Mystique africaine

© Gallimard

L’écrivaine franco-rwandaise, autrice de Notre-Dame du Nil (prix Renaudot 2012), déploie ses talents de conteuse dans son dernier livre sur l’évangélisation du Rwanda dans les années 1930. Au Rwanda, parmi le flux des nombreux missionnaires, arrive une Africaine-Américaine, Sister Deborah, guérisseuse et prophétesse visitée par l’esprit de la mère Afrique, qui prêche non seulement le retour du Messie mais annonce qu’il prendra la forme d’une femme noire. Les femmes converties du village se rebellent alors contre l’ordre établi. « Les hommes restaient comme éberlués et impuissants devant la furie féminine. »

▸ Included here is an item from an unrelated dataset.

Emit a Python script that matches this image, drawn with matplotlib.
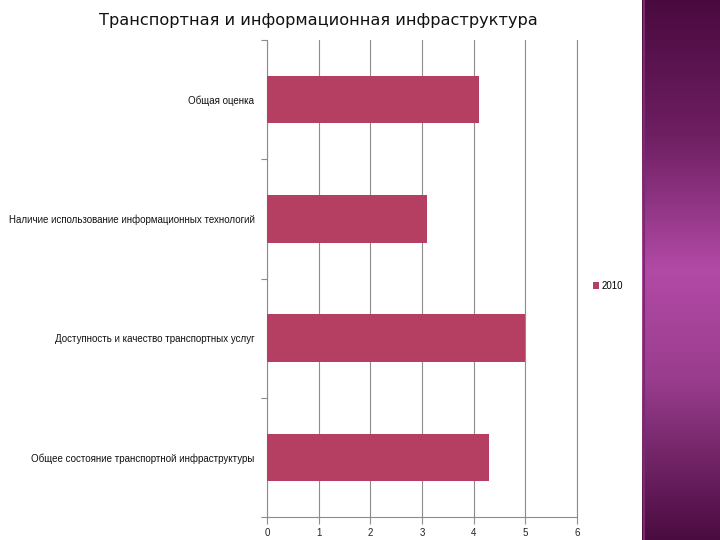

Mais « cette croisade des femmes » sera matée par l’administration locale et le patriarcat, laissant Sister Deborah pour morte, coupable d’avoir laissé espérer « mille ans de bonheur pour les femmes après des milliers d’années de malheur ».

Des années plus tard, Ikirezi, petite fille maladive du village de Nyabikenke, au Rwanda, arrachée aux ténèbres, selon sa mère, grâce aux pouvoirs de Sister Deborah, est devenue aux États-Unis la chercheuse africaniste Miss Jewels. Ikirezi décide de partir à la recherche de la guérisseuse. Car Sister Deborah a survécu. Elle est devenue Mama Nganga dans un township de Nairobi, au Kenya, et elle va livrer à Miss Jewels sa vérité.

Ce roman choral plonge à travers les rites et spiritualités de l’Afrique orientale et mène le lecteur à un dénouement inattendu.